Ces sommes iront dormir leur dernier sommeil, au fond d’une cagnotte ou à la Caisse d’épargne. C’est de l’argent perdu, « enfoui dans la terre » (Matthieu 25.25), que la rouille et les vers ne manqueront pas de ronger. Non ! Il faut utiliser ces richesses soit pour venir en aide aux déshérités de la vie, soit pour développer l’œuvre du Seigneur.

Le chrétien est un voyageur sur la terre. Sa patrie est dans le ciel. Or, un voyageur avisé ne prend dans sa valise que le strict nécessaire, et il est reconnu que l’homme en perpétuel déplacement achète des valises de plus en plus petites. Il élimine tout ce qui alourdit inutilement ses bagages, s’employant à ne garder que l’indispensable. Il faut croire que les chrétiens ne sont pas tous des pèlerins, étrangers sur la terre, car la plupart traînent des « colis » de taille, gorgés d’argent.

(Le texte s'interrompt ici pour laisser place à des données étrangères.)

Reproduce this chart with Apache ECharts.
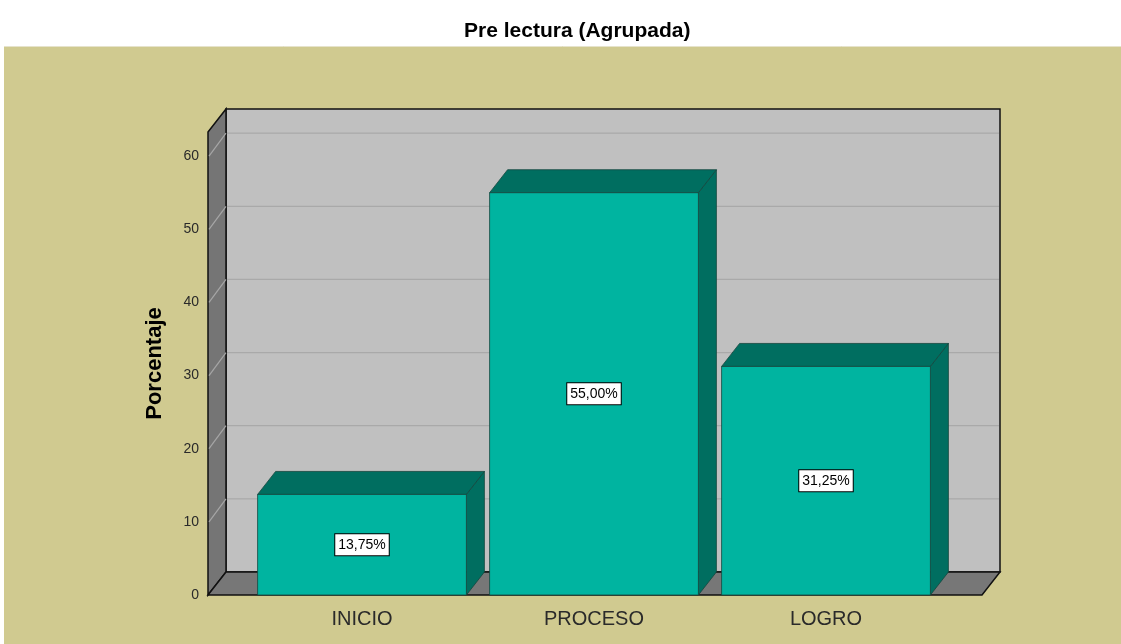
<!DOCTYPE html>
<html>
<head>
<meta charset="utf-8">
<script src="https://cdn.jsdelivr.net/npm/echarts@6/dist/echarts.min.js"></script>
<style>html,body{margin:0;padding:0;background:#fff;}#chart{width:1121px;height:644px;}</style>
</head>
<body>
<div id="chart"></div>
<script>
const titleText = 'Pre lectura (Agrupada)';
const yAxisName = 'Porcentaje';
const categories = ['INICIO', 'PROCESO', 'LOGRO'];
const percentages = [13.75, 55.00, 31.25];
const valueLabels = ['13,75%', '55,00%', '31,25%'];
const yTicks = [0, 10, 20, 30, 40, 50, 60];

const DX = 18, DY = -23;
const FONT = 'Arial, "Liberation Sans", sans-serif';

const chart = echarts.init(document.getElementById('chart'));

function wallsRender(params, api) {
  const cs = params.coordSys;
  const leftX = cs.x - 38, rightX = cs.x + cs.width + 40;
  const topY = cs.y, bottomY = cs.y + cs.height;
  const children = [];
  children.push({ type: 'rect', shape: { x: leftX + DX, y: topY + DY, width: rightX - leftX, height: bottomY - topY },
    style: { fill: '#c0c0c0', stroke: '#111', lineWidth: 1.5 } });
  children.push({ type: 'polygon', shape: { points: [[leftX, topY], [leftX + DX, topY + DY], [leftX + DX, bottomY + DY], [leftX, bottomY]] },
    style: { fill: '#757575', stroke: '#111', lineWidth: 1.5 } });
  children.push({ type: 'polygon', shape: { points: [[leftX, bottomY], [leftX + DX, bottomY + DY], [rightX + DX, bottomY + DY], [rightX, bottomY]] },
    style: { fill: '#777777', stroke: '#111', lineWidth: 1.5 } });
  yTicks.forEach(function (v) {
    if (v === 0) return;
    const y = api.coord([0, v])[1];
    children.push({ type: 'line', shape: { x1: leftX + 1, y1: y, x2: leftX + DX, y2: y + DY }, style: { stroke: '#a6a6a6', lineWidth: 1.2 } });
    children.push({ type: 'line', shape: { x1: leftX + DX + 1, y1: y + DY, x2: rightX + DX - 1, y2: y + DY }, style: { stroke: '#a9a9a9', lineWidth: 1.2 } });
  });
  return { type: 'group', children: children };
}

function barRender(params, api) {
  const idx = api.value(0);
  const top = api.coord([idx, api.value(1)]);
  const base = api.coord([idx, 0]);
  const bw = api.size([1, 0])[0] * 0.9;
  const x0 = top[0] - bw / 2, x1 = top[0] + bw / 2;
  const edge = { stroke: '#14463e', lineWidth: 0.8 };
  return {
    type: 'group',
    children: [
      { type: 'polygon', shape: { points: [[x1, top[1]], [x1 + DX, top[1] + DY], [x1 + DX, base[1] + DY], [x1, base[1]]] },
        style: Object.assign({ fill: '#006e60' }, edge) },
      { type: 'polygon', shape: { points: [[x0, top[1]], [x0 + DX, top[1] + DY], [x1 + DX, top[1] + DY], [x1, top[1]]] },
        style: Object.assign({ fill: '#006e60' }, edge) },
      { type: 'rect', shape: { x: x0, y: top[1], width: bw, height: base[1] - top[1] },
        style: Object.assign({ fill: '#00b4a0' }, edge) },
      { type: 'text', x: top[0], y: (top[1] + base[1]) / 2,
        style: { text: valueLabels[params.dataIndex], align: 'center', verticalAlign: 'middle',
          font: '14px ' + FONT, fill: '#000', backgroundColor: '#fff', borderColor: '#000', borderWidth: 1, padding: [4, 3, 3, 3] } }
    ]
  };
}

chart.setOption({
  animation: false,
  backgroundColor: '#ffffff',
  graphic: [
    { type: 'rect', z: -10, shape: { x: 4, y: 46, width: 1117, height: 598 }, style: { fill: '#d0ca90' } },
    { type: 'line', z: -9, shape: { x1: 4, y1: 46.5, x2: 1121, y2: 46.5 }, style: { stroke: '#e6e3cc', lineWidth: 1 } }
  ],
  title: {
    text: titleText, left: 459, top: 16,
    textStyle: { fontFamily: FONT, fontSize: 21, fontWeight: 'bold', color: '#000' }
  },
  grid: { left: 246, right: 179, top: 132, bottom: 49, containLabel: false },
  xAxis: {
    type: 'category', data: categories,
    axisLine: { show: false }, axisTick: { show: false }, splitLine: { show: false },
    axisLabel: { margin: 14, fontFamily: FONT, fontSize: 20, color: '#2a2a2a' }
  },
  yAxis: {
    type: 'value', min: 0, max: 63.3, interval: 10,
    name: yAxisName, nameLocation: 'middle', nameGap: 80, nameRotate: 90,
    nameTextStyle: { fontFamily: FONT, fontSize: 22, fontWeight: 'bold', color: '#000' },
    axisLine: { show: false }, axisTick: { show: false }, splitLine: { show: false },
    axisLabel: { margin: 47, fontFamily: FONT, fontSize: 14, color: '#2a2a2a', showMaxLabel: false,
      formatter: function (v) { return yTicks.indexOf(v) >= 0 ? String(v) : ''; } }
  },
  series: [
    { type: 'custom', z: 1, renderItem: wallsRender, data: [[0, 0]], silent: true },
    { type: 'custom', z: 3, renderItem: barRender, data: percentages.map(function (v, i) { return [i, v]; }) }
  ]
});
</script>
</body>
</html>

De l’argent ! Il n’en manque pas chez la plupart des croyants. Un frère au gros bon sens me déclara crûment dans son patois :

– Les chrétiens ne sont pas tous démunis. De l’argent, ils en possèdent en abondance, plus qu’ils n’en veulent laisser paraître. Certains sont même très riches.

– Vous m’étonnez. Sur quoi vous fondez-vous pour affirmer cela ?

– Mais oui ! Ils sont riches d’abord parce que Dieu les bénit. Et riches aussi parce qu’ils ont peu d’occasions de dépenser leur bien. En effet, ils ne fument pas, ne vont ni au bal ni au cinéma, encore moins au café ; ils ne suivent pas la mode. N’étant apparemment ni mondains, ni ambitieux, ils ont en général des goûts modestes. Alors ils entassent. C’est leur péché mignon.

Puisse notre superflu servir à la gloire de Dieu.

QUESTIONS

  1. Vous est-il arrivé une seule fois de manquer du nécessaire ? Dieu n’a-t-il pas été fidèle dans ce domaine ?
  2. En considérant vos biens, discernez-vous le superflu que Dieu vous demande de donner ? Que pensez-vous du conseil donné plus haut, de faire quatre parts de votre revenu ? Cela vous paraît-il juste ?
  3. Que ferez-vous, si c’est votre cas, de cet argent thésaurisé qui n’a pas de destination précise ?
    Bénissez le Seigneur qui a pourvu à vos besoins jusqu’à ce jour.